Vapor compression is used to cool buildings and data centers because it is the most efficient cooling technology available.  A typical vapor compression cooling system will produce twice as much cooling power as it consumes in power depending on the operating conditions.  No other cooling technology comes close to this level of efficiency.  The most common competing technology is thermoelectric-based Peltier devices, which draw at least 2 times more power than it provides in cooling, or at least 4 times more power than a vapor compression system under the same operating conditions.  

By comparison, Vapor compression has a maximum Carnot efficiency of 80% and a commercially attained efficiency of 60%.  Thermoelectric systems, on the other hand, have a maximum Carnot efficiency of 35% and a maximum commercially attained efficiency of ~15%.  The attained efficiency of thermoelectric systems is one-fourth of that attained by vapor compression systems.

This means that a vapor compression system providing 1000 watts of cooling with a Coefficient of Performance of two (COP= Cooling Watts/power draw Watts) will draw 500 watts of power to achieve that cooling capacity.  A thermoelectric system providing 1000 watts of cooling at the same temperatures with a COP of 0.5 (Cooling Watts/Power Draw) will draw 2 KW of power to achieve the same cooling load.  

This COP comparison holds true whether the system is cooling air, a pumped liquid chiller, or a direct cooling approach is used.  The vapor compression cycle will always be more efficient than a concomitant Thermoelectric based cooler due to the innate limitation of the technology.  No amount of packaging can overcome the efficiency limitation.  As we shall see in additional posts, the efficiency limitation of TECs causes a number of additional limitations in their use in a wide range of cooling applications.
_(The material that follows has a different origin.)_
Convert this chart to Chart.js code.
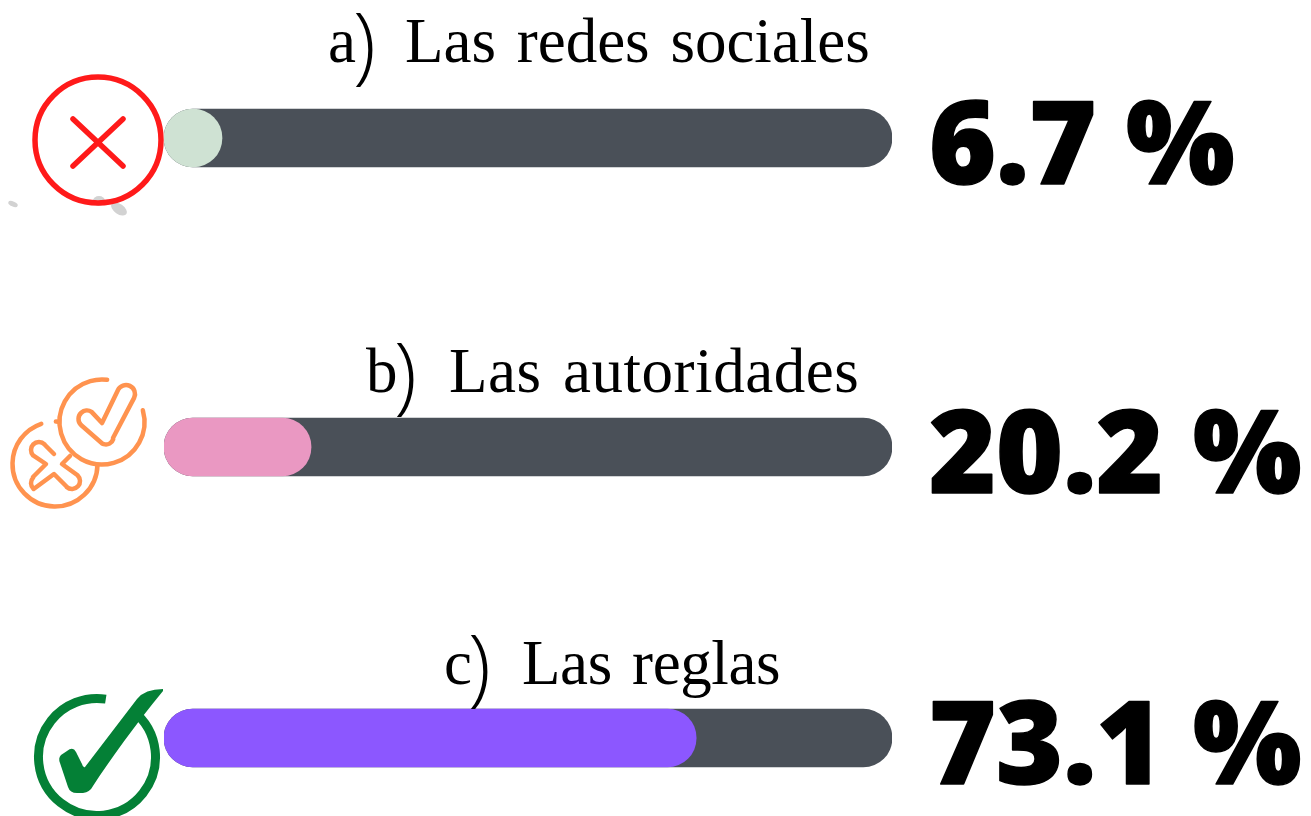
<!DOCTYPE html>
<html><head><meta charset="utf-8">
<style>html,body{margin:0;padding:0;background:#fff;overflow:hidden}#w{position:absolute;left:0;top:0;width:1311px;height:816px}</style>
<script src="https://cdn.jsdelivr.net/npm/chart.js@4"></script>
</head><body><div id="w"><canvas id="c"></canvas></div>
<script>
const categories = ['a) Las redes sociales', 'b) Las autoridades', 'c) Las reglas'];
const percentValues = [6.7, 20.2, 73.1];
const trackValues = [100, 100, 100];
const rowSlots = [0, 1.03, 2];
const valueLabels = ['6.7 %', '20.2 %', '73.1 %'];
const barColors = ['#cfe2d3', '#ea98c2', '#8c57ff'];

const LETTER_X = [328, 366, 444];
const PAREN_X = [353, 394, 468];
const TITLE_X = [405, 449, 522];
const TITLE_DY = [-76, -55, -54];
const TITLE_SPACING = [0, 0.55, -0.4];
const ROW_PX = 300;
const toPoints = v => v.map((x, i) => ({x, y: rowSlots[i]}));

function circle(ctx, x, y, r) { ctx.beginPath(); ctx.arc(x, y, r, 0, Math.PI * 2); ctx.stroke(); }

function iconCross(ctx, cy) {
  const cx = 98, y = cy + 3;
  ctx.fillStyle = '#d2d2d2';
  [[13, 204, 5, 2.5, .4], [99, 201, 6, 5, 0], [119, 209, 9, 5, .6]].forEach(([x, yy, a, b, r]) => {
    ctx.beginPath(); ctx.ellipse(x, cy - 138 + yy, a, b, r, 0, Math.PI * 2); ctx.fill();
  });
  ctx.strokeStyle = '#ff1a1a'; ctx.lineWidth = 5.5; ctx.lineCap = 'round';
  circle(ctx, cx, y - 1, 63);
  ctx.lineWidth = 5.5;
  ctx.beginPath();
  ctx.moveTo(cx - 25, y - 22); ctx.lineTo(cx + 25, y + 25);
  ctx.moveTo(cx + 25, y - 22); ctx.lineTo(cx - 25, y + 25);
  ctx.stroke();
}

function iconBoth(ctx, cy) {
  const o = cy - 447;
  ctx.save(); ctx.translate(0, o);
  ctx.strokeStyle = '#ff934f'; ctx.lineWidth = 4.5; ctx.lineCap = 'round'; ctx.lineJoin = 'round';
  ctx.beginPath(); ctx.arc(55, 464, 42.5, -1.55, 2 * Math.PI - 1.9, false); ctx.stroke();
  ctx.fillStyle = '#fff';
  ctx.beginPath(); ctx.arc(102, 422, 42.5, 0, Math.PI * 2); ctx.fill();
  ctx.beginPath(); ctx.arc(102, 422, 42.5, -0.28, -1.45, false); ctx.stroke();
  // check mark
  ctx.beginPath();
  ctx.moveTo(102, 423); ctx.lineTo(118, 390);
  ctx.arc(126, 394, 9, -2.7, 0.45, false);
  ctx.lineTo(113, 438);
  ctx.arc(106, 437, 7.5, 0.3, 2.1, false);
  ctx.lineTo(81, 425);
  ctx.arc(87, 419, 8.5, 2.4, -1.0, false);
  ctx.closePath();
  ctx.stroke();
  // cross mark
  ctx.beginPath();
  ctx.moveTo(54, 454); ctx.lineTo(45, 445);
  ctx.arc(39, 450, 8, -0.8, 2.4, true);
  ctx.lineTo(46, 464); ctx.lineTo(33, 477);
  ctx.arc(39, 483, 8, 3.9, 2.3, true);
  ctx.lineTo(54, 474); ctx.lineTo(67, 487);
  ctx.arc(72, 481, 8, 2.3, -0.8, true);
  ctx.lineTo(62, 464); ctx.lineTo(70, 456);
  ctx.stroke();
  ctx.restore();
}

function iconCheck(ctx, cy) {
  const o = cy - 738;
  ctx.save(); ctx.translate(0, o);
  ctx.strokeStyle = '#048036'; ctx.lineWidth = 9; ctx.lineCap = 'butt';
  ctx.beginPath(); ctx.arc(97, 757, 58.5, -0.9, -1.25 + 2 * Math.PI - 0.05 - 0.12, false); ctx.stroke();
  ctx.fillStyle = '#048036';
  ctx.beginPath();
  ctx.moveTo(163, 689);
  ctx.quadraticCurveTo(145, 689, 137, 699);
  ctx.lineTo(85, 767);
  ctx.quadraticCurveTo(83, 768, 82, 764);
  ctx.lineTo(76, 752);
  ctx.quadraticCurveTo(73, 746, 67, 751);
  ctx.lineTo(61, 755);
  ctx.quadraticCurveTo(58, 758, 60, 763);
  ctx.lineTo(68, 787);
  ctx.quadraticCurveTo(70, 793, 77, 793);
  ctx.lineTo(83, 793);
  ctx.quadraticCurveTo(90, 792, 93, 786);
  ctx.bezierCurveTo(110, 760, 135, 725, 163, 691);
  ctx.closePath(); ctx.fill();
  ctx.restore();
}

const overlay = {
  id: 'overlay',
  afterDatasetsDraw(chart) {
    const {ctx, scales: {y}} = chart;
    ctx.save();
    ctx.textBaseline = 'alphabetic';
    ctx.textAlign = 'left';
    const icons = [iconCross, iconBoth, iconCheck];
    categories.forEach((label, i) => {
      const cy = y.getPixelForValue(rowSlots[i]);
      icons[i](ctx, cy);
      const base = cy + TITLE_DY[i];
      const [letter, rest] = [label.slice(0, 1), label.slice(3)];
      ctx.fillStyle = '#000';
      ctx.font = '400 63px "Liberation Serif"';
      ctx.letterSpacing = '0px';
      ctx.fillText(letter, LETTER_X[i], base);
      ctx.letterSpacing = TITLE_SPACING[i] + 'px';
      ctx.wordSpacing = '5px';
      ctx.fillText(rest, TITLE_X[i], base);
      ctx.wordSpacing = '0px';
      ctx.letterSpacing = '0px';
      ctx.font = '300 84px "Open Sans"';
      ctx.fillText(')', PAREN_X[i], base + 12);
      ctx.font = '800 114.5px "Open Sans"';
      ctx.strokeStyle = '#000';
      ctx.lineWidth = 1.5;
      ctx.lineJoin = 'round';
      ctx.fillText(valueLabels[i], 929, cy + 46);
      ctx.strokeText(valueLabels[i], 929, cy + 46);
    });
    ctx.restore();
  }
};

new Chart(document.getElementById('c'), {
  type: 'bar',
  data: {
    labels: categories,
    datasets: [
      {label: 'Porcentaje', data: toPoints(percentValues), backgroundColor: barColors, order: 0, minBarLength: 58},
      {label: 'Total', data: toPoints(trackValues), backgroundColor: '#4a5058', order: 1}
    ]
  },
  options: {
    indexAxis: 'y',
    responsive: true,
    maintainAspectRatio: false,
    animation: false,
    layout: {padding: {left: 164, right: 419, top: 0, bottom: 0}},
    datasets: {bar: {grouped: false, barThickness: 58, borderRadius: 29, borderSkipped: false, borderWidth: 0}},
    plugins: {legend: {display: false}, tooltip: {enabled: false}},
    scales: {
      x: {type: 'linear', min: 0, max: 100, display: false},
      y: {type: 'linear', offset: false, min: -138 / ROW_PX, max: (816 - 138) / ROW_PX, reverse: true, display: false}
    }
  },
  plugins: [overlay]
});
</script></body></html>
The bar graph shown here was generated by running tests on Aspen’s ECU-550, a vapor compression-based ECU for electronics enclosures, and a competing thermoelectric device with the same nominal capacity.  The data was gathered over a wide range of ambient temperatures and case temperatures.  The data was only limited by the failure of the thermoelectric system to provide adequate cooling under high ambient, low case temperature, and high delta T conditions.  As can be seen from the graph the vapor compression system is 65% smaller, used 77% less power, and weighs 82% less than its thermoelectric counterpart.